Dataset extract:
※

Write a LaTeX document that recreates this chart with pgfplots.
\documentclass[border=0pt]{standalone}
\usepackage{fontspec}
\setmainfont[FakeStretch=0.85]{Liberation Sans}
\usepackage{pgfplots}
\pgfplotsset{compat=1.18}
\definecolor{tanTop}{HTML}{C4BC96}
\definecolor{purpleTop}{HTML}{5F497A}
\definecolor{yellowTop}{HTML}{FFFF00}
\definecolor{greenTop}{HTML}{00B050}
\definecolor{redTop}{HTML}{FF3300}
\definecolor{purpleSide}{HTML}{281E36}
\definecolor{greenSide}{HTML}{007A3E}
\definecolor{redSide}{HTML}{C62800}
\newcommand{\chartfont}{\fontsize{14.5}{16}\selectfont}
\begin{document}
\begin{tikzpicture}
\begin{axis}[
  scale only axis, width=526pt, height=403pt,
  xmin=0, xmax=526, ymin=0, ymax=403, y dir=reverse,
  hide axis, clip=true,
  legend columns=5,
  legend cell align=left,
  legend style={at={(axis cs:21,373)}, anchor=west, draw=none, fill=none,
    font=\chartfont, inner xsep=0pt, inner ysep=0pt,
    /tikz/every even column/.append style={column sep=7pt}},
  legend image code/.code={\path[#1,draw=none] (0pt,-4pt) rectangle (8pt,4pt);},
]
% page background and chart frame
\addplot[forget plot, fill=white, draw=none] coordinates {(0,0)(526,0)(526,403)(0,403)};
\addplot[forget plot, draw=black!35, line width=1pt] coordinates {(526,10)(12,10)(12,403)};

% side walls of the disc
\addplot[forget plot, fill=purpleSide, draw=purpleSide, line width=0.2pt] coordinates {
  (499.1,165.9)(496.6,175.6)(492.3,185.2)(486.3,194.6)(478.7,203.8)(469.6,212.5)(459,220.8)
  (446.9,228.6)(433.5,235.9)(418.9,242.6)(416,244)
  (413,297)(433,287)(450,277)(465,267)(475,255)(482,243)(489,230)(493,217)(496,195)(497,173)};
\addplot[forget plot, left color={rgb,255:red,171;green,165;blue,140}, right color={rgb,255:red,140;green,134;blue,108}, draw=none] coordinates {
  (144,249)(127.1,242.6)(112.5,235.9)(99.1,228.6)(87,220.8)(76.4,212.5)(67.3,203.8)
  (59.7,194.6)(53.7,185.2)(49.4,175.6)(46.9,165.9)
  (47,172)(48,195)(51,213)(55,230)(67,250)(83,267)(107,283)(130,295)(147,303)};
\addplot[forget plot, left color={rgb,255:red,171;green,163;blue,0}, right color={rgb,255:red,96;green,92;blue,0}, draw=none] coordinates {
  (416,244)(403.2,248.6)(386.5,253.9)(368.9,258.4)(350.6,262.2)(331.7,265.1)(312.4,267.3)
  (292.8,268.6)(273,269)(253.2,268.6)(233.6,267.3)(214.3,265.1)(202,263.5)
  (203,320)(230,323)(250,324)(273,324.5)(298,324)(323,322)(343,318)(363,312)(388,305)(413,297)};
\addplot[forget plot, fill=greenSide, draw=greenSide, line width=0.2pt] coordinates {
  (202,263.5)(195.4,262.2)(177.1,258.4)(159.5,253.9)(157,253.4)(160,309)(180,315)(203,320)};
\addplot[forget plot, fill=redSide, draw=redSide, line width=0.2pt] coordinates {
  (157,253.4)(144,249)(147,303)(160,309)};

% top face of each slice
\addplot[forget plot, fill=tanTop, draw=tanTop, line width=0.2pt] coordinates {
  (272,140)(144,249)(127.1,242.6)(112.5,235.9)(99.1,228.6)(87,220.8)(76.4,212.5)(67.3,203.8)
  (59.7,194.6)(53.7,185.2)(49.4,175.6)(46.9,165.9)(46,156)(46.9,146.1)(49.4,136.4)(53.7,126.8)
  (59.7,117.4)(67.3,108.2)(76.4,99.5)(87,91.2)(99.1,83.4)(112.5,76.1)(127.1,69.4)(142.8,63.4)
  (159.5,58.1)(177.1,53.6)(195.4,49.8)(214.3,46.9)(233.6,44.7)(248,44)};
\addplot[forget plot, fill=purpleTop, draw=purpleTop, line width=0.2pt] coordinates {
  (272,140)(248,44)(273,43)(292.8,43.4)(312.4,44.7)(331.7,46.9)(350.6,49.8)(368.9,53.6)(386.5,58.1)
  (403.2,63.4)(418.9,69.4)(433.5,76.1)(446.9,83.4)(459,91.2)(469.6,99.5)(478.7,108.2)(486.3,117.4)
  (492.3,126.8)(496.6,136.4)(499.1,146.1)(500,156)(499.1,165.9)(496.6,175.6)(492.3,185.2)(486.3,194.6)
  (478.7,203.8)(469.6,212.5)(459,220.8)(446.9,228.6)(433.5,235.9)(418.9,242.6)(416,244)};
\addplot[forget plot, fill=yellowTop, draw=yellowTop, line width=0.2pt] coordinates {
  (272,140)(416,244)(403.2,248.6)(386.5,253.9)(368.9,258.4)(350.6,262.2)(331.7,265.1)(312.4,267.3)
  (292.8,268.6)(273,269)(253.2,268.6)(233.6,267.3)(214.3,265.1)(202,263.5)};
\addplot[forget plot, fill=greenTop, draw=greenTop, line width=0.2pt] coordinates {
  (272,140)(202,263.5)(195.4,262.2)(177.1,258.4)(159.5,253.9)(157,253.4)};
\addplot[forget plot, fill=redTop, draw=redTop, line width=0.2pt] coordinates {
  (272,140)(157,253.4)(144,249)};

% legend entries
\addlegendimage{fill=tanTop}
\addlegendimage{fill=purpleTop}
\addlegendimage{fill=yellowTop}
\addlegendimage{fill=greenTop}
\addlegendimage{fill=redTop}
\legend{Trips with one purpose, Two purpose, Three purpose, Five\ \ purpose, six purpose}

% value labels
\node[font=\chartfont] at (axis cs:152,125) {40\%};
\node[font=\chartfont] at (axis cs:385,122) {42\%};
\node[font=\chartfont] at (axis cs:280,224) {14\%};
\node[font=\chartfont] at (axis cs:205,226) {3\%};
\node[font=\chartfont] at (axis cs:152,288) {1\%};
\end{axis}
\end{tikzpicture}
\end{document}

※

Written instruction:
Print the complete listing again, exactly as it stands.

Finished answer:
Write a LaTeX document that recreates this chart with pgfplots.
\documentclass[border=0pt]{standalone}
\usepackage{fontspec}
\setmainfont[FakeStretch=0.85]{Liberation Sans}
\usepackage{pgfplots}
\pgfplotsset{compat=1.18}
\definecolor{tanTop}{HTML}{C4BC96}
\definecolor{purpleTop}{HTML}{5F497A}
\definecolor{yellowTop}{HTML}{FFFF00}
\definecolor{greenTop}{HTML}{00B050}
\definecolor{redTop}{HTML}{FF3300}
\definecolor{purpleSide}{HTML}{281E36}
\definecolor{greenSide}{HTML}{007A3E}
\definecolor{redSide}{HTML}{C62800}
\newcommand{\chartfont}{\fontsize{14.5}{16}\selectfont}
\begin{document}
\begin{tikzpicture}
\begin{axis}[
  scale only axis, width=526pt, height=403pt,
  xmin=0, xmax=526, ymin=0, ymax=403, y dir=reverse,
  hide axis, clip=true,
  legend columns=5,
  legend cell align=left,
  legend style={at={(axis cs:21,373)}, anchor=west, draw=none, fill=none,
    font=\chartfont, inner xsep=0pt, inner ysep=0pt,
    /tikz/every even column/.append style={column sep=7pt}},
  legend image code/.code={\path[#1,draw=none] (0pt,-4pt) rectangle (8pt,4pt);},
]
% page background and chart frame
\addplot[forget plot, fill=white, draw=none] coordinates {(0,0)(526,0)(526,403)(0,403)};
\addplot[forget plot, draw=black!35, line width=1pt] coordinates {(526,10)(12,10)(12,403)};

% side walls of the disc
\addplot[forget plot, fill=purpleSide, draw=purpleSide, line width=0.2pt] coordinates {
  (499.1,165.9)(496.6,175.6)(492.3,185.2)(486.3,194.6)(478.7,203.8)(469.6,212.5)(459,220.8)
  (446.9,228.6)(433.5,235.9)(418.9,242.6)(416,244)
  (413,297)(433,287)(450,277)(465,267)(475,255)(482,243)(489,230)(493,217)(496,195)(497,173)};
\addplot[forget plot, left color={rgb,255:red,171;green,165;blue,140}, right color={rgb,255:red,140;green,134;blue,108}, draw=none] coordinates {
  (144,249)(127.1,242.6)(112.5,235.9)(99.1,228.6)(87,220.8)(76.4,212.5)(67.3,203.8)
  (59.7,194.6)(53.7,185.2)(49.4,175.6)(46.9,165.9)
  (47,172)(48,195)(51,213)(55,230)(67,250)(83,267)(107,283)(130,295)(147,303)};
\addplot[forget plot, left color={rgb,255:red,171;green,163;blue,0}, right color={rgb,255:red,96;green,92;blue,0}, draw=none] coordinates {
  (416,244)(403.2,248.6)(386.5,253.9)(368.9,258.4)(350.6,262.2)(331.7,265.1)(312.4,267.3)
  (292.8,268.6)(273,269)(253.2,268.6)(233.6,267.3)(214.3,265.1)(202,263.5)
  (203,320)(230,323)(250,324)(273,324.5)(298,324)(323,322)(343,318)(363,312)(388,305)(413,297)};
\addplot[forget plot, fill=greenSide, draw=greenSide, line width=0.2pt] coordinates {
  (202,263.5)(195.4,262.2)(177.1,258.4)(159.5,253.9)(157,253.4)(160,309)(180,315)(203,320)};
\addplot[forget plot, fill=redSide, draw=redSide, line width=0.2pt] coordinates {
  (157,253.4)(144,249)(147,303)(160,309)};

% top face of each slice
\addplot[forget plot, fill=tanTop, draw=tanTop, line width=0.2pt] coordinates {
  (272,140)(144,249)(127.1,242.6)(112.5,235.9)(99.1,228.6)(87,220.8)(76.4,212.5)(67.3,203.8)
  (59.7,194.6)(53.7,185.2)(49.4,175.6)(46.9,165.9)(46,156)(46.9,146.1)(49.4,136.4)(53.7,126.8)
  (59.7,117.4)(67.3,108.2)(76.4,99.5)(87,91.2)(99.1,83.4)(112.5,76.1)(127.1,69.4)(142.8,63.4)
  (159.5,58.1)(177.1,53.6)(195.4,49.8)(214.3,46.9)(233.6,44.7)(248,44)};
\addplot[forget plot, fill=purpleTop, draw=purpleTop, line width=0.2pt] coordinates {
  (272,140)(248,44)(273,43)(292.8,43.4)(312.4,44.7)(331.7,46.9)(350.6,49.8)(368.9,53.6)(386.5,58.1)
  (403.2,63.4)(418.9,69.4)(433.5,76.1)(446.9,83.4)(459,91.2)(469.6,99.5)(478.7,108.2)(486.3,117.4)
  (492.3,126.8)(496.6,136.4)(499.1,146.1)(500,156)(499.1,165.9)(496.6,175.6)(492.3,185.2)(486.3,194.6)
  (478.7,203.8)(469.6,212.5)(459,220.8)(446.9,228.6)(433.5,235.9)(418.9,242.6)(416,244)};
\addplot[forget plot, fill=yellowTop, draw=yellowTop, line width=0.2pt] coordinates {
  (272,140)(416,244)(403.2,248.6)(386.5,253.9)(368.9,258.4)(350.6,262.2)(331.7,265.1)(312.4,267.3)
  (292.8,268.6)(273,269)(253.2,268.6)(233.6,267.3)(214.3,265.1)(202,263.5)};
\addplot[forget plot, fill=greenTop, draw=greenTop, line width=0.2pt] coordinates {
  (272,140)(202,263.5)(195.4,262.2)(177.1,258.4)(159.5,253.9)(157,253.4)};
\addplot[forget plot, fill=redTop, draw=redTop, line width=0.2pt] coordinates {
  (272,140)(157,253.4)(144,249)};

% legend entries
\addlegendimage{fill=tanTop}
\addlegendimage{fill=purpleTop}
\addlegendimage{fill=yellowTop}
\addlegendimage{fill=greenTop}
\addlegendimage{fill=redTop}
\legend{Trips with one purpose, Two purpose, Three purpose, Five\ \ purpose, six purpose}

% value labels
\node[font=\chartfont] at (axis cs:152,125) {40\%};
\node[font=\chartfont] at (axis cs:385,122) {42\%};
\node[font=\chartfont] at (axis cs:280,224) {14\%};
\node[font=\chartfont] at (axis cs:205,226) {3\%};
\node[font=\chartfont] at (axis cs:152,288) {1\%};
\end{axis}
\end{tikzpicture}
\end{document}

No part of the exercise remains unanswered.